ニンニクの臭いを消す方法・減らす方法はあるのか
ニンニクは、食べているときはおいしいですが、食後の「臭い」はやはり避けたいですね。上で説明したように、アリイン→アリシン→スルフィド類という変化をたどって悪臭が生じるわけですから、これをどこかで絶てばよいでしょう。もっとも簡単なのは、ニンニクが無傷の段階で加熱することです。加熱すれば、アリインをアリシンに変える酵素「アリイナーゼ」が失活するので、加熱後にニンニクを砕いてもアリシンはできず、刺激臭も起こらず、食後の悪臭も防げるというわけです。
加熱方法としては、ゆでるか、レンジが手軽でしょう。レンジの場合、皮をむかず丸ごとラップで包み(傷ついてアリシンが発生するのを防ぐため)、600Wで1分30秒くらいかけ、水にさらして冷ますのが良いそうです。この方法では臭いをかなり減らせますが、完全になくなるわけではありませんので、あしからず。
無傷のうちにアリイナーゼを失活させることは、アリインをできるだけ残して食べることにつながります。アリインには抗酸化作用がありますし、グルタミン酸ナトリウムやイノシン酸などのうま味成分の効果を高めることが知られていますので、食欲増進につながると期待されます。
ただし、無傷のうちにアリイナーゼを失活させることは、デメリットもあります。
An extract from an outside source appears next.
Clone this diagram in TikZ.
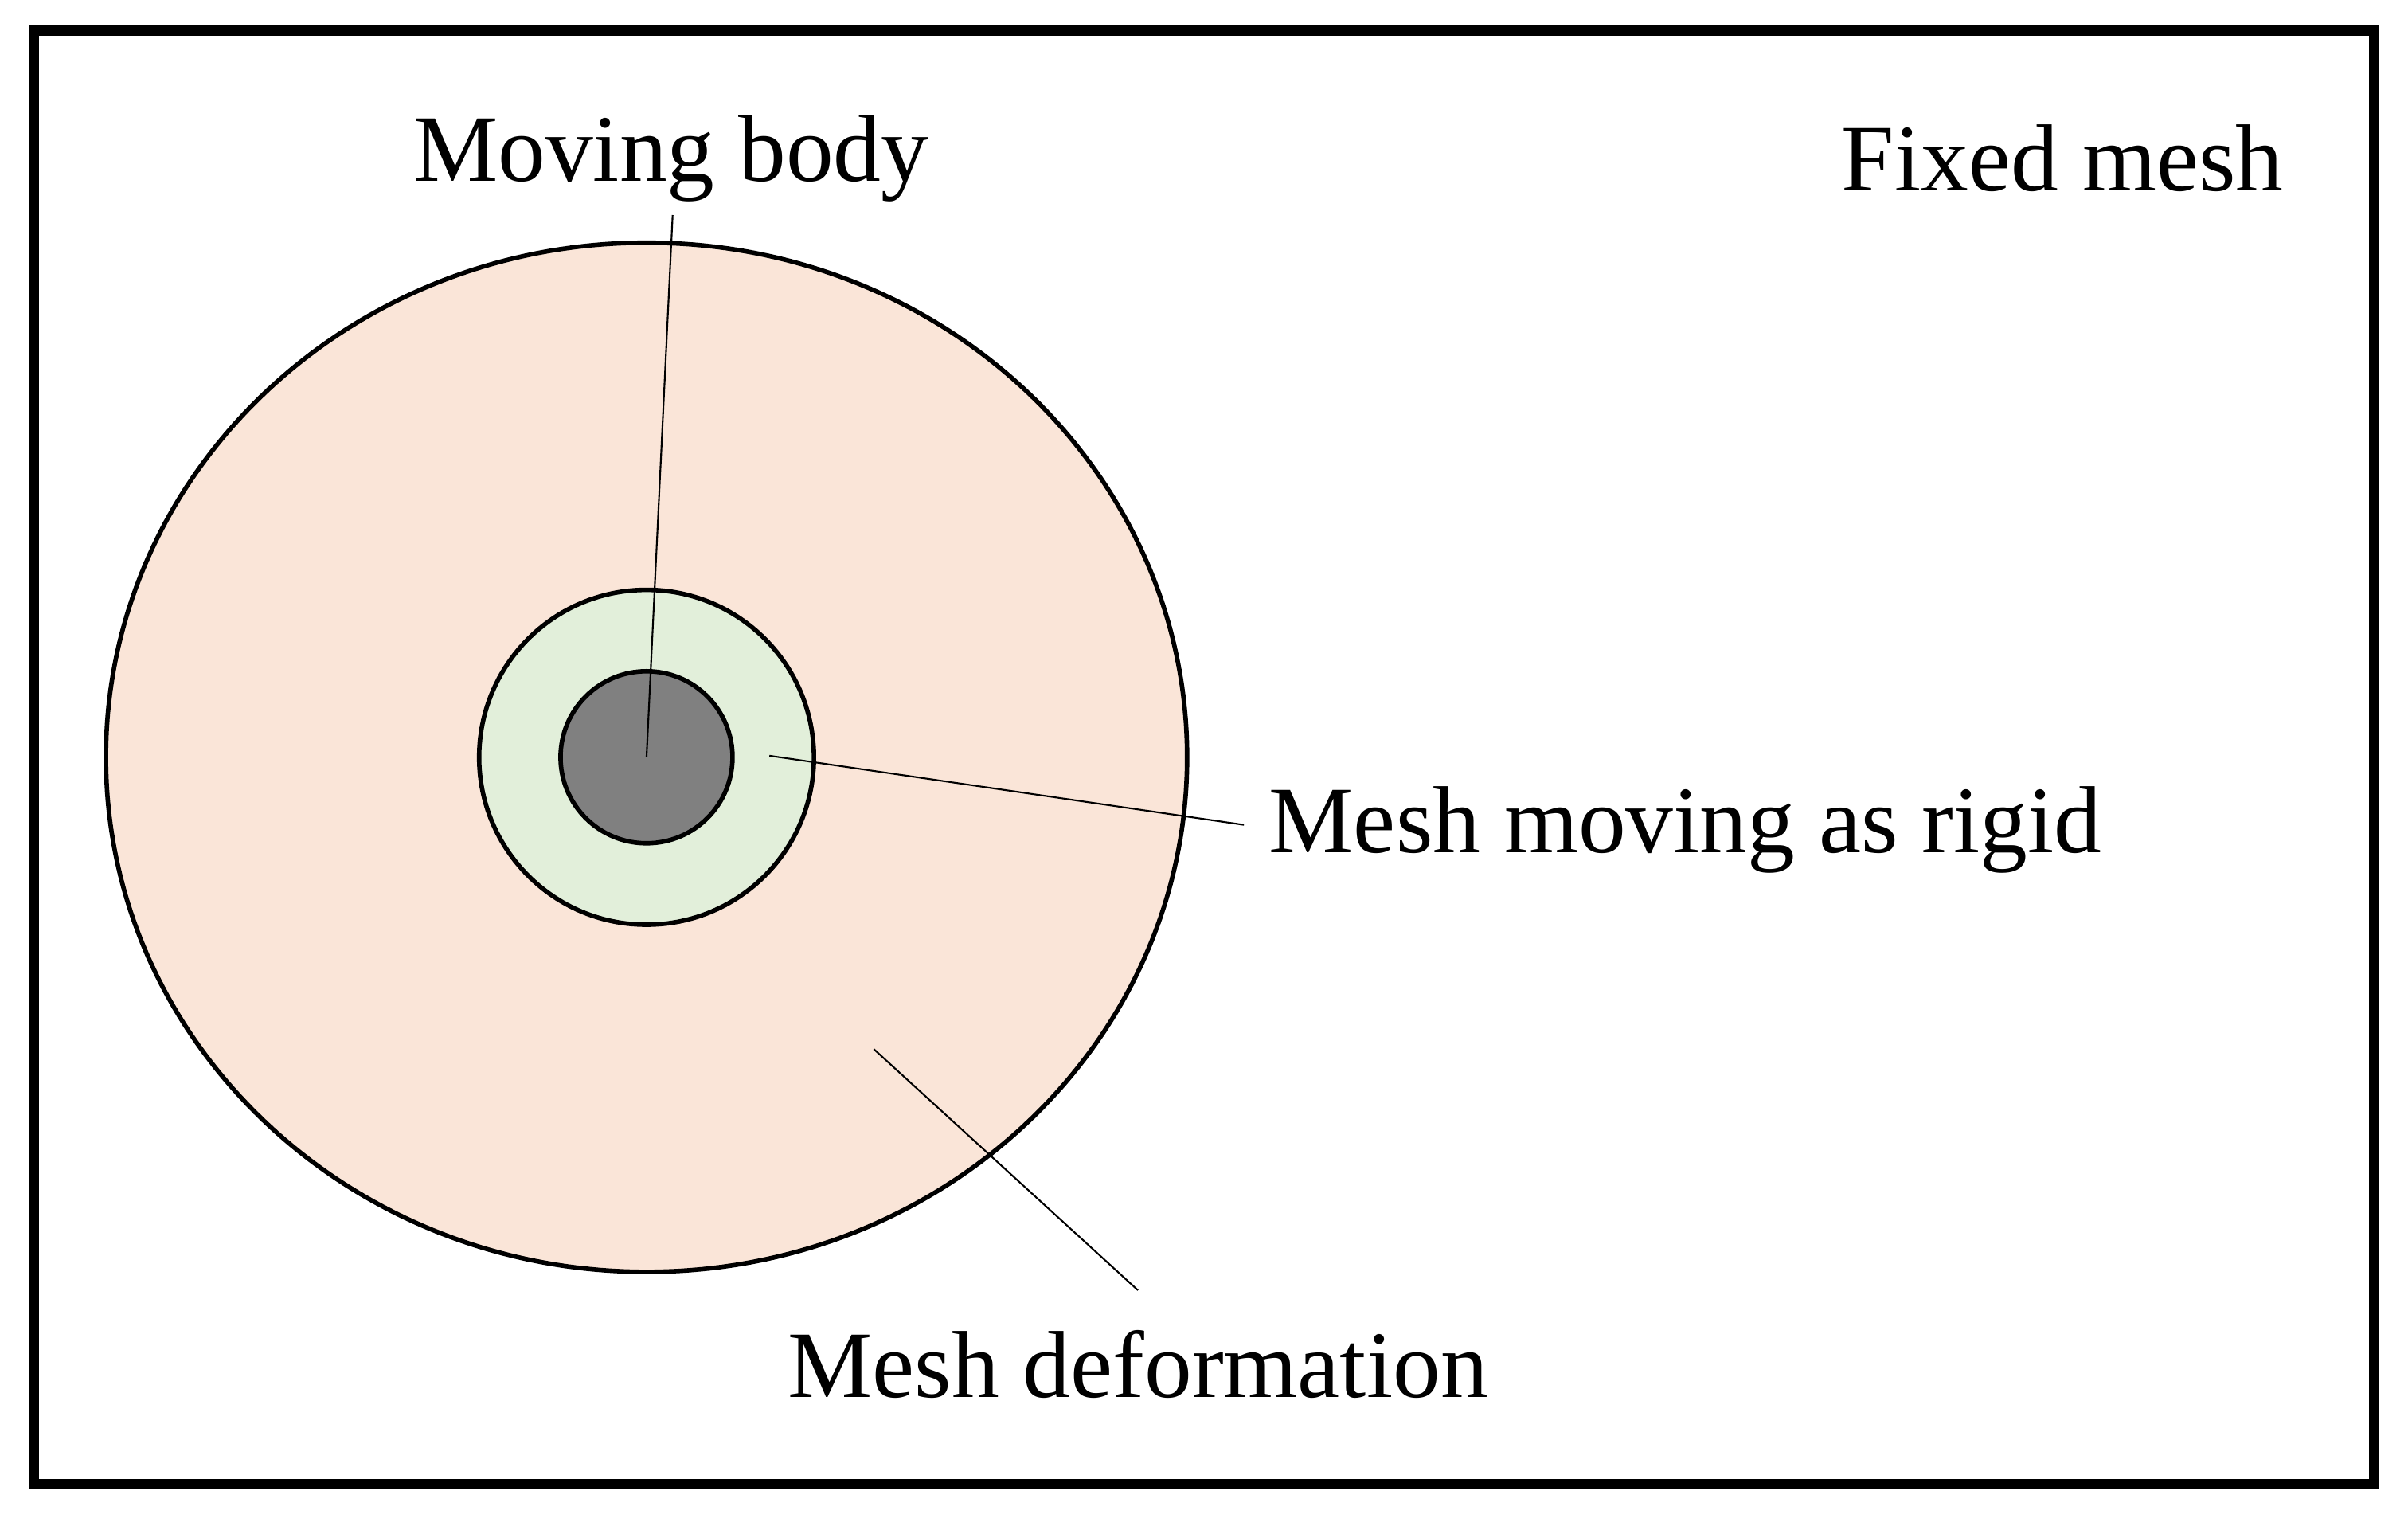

上述したように、ニンニクの健康効果の多くは、アリシンやその変化体であるアホエンやジアリルジスルフィドによるところが大きいですので、そもそもアリシンができないようにしてしまうとそれらが期待できなくなるのです。
つまり、刺激臭がするのは望ましくありませんが、生にんにくを切り刻んだり、擦りおろしたりすることで、できるだけ多くのアリシンを生じさせ、さらに調理することでスルフィド類を生み出すようにした方が、ニンニクの食品機能を引き出せるのです。
臭いを無くそうとするより、「臭いが健康の元になる」と思って、臭いを楽しむくらいの方がいいのかもしれません。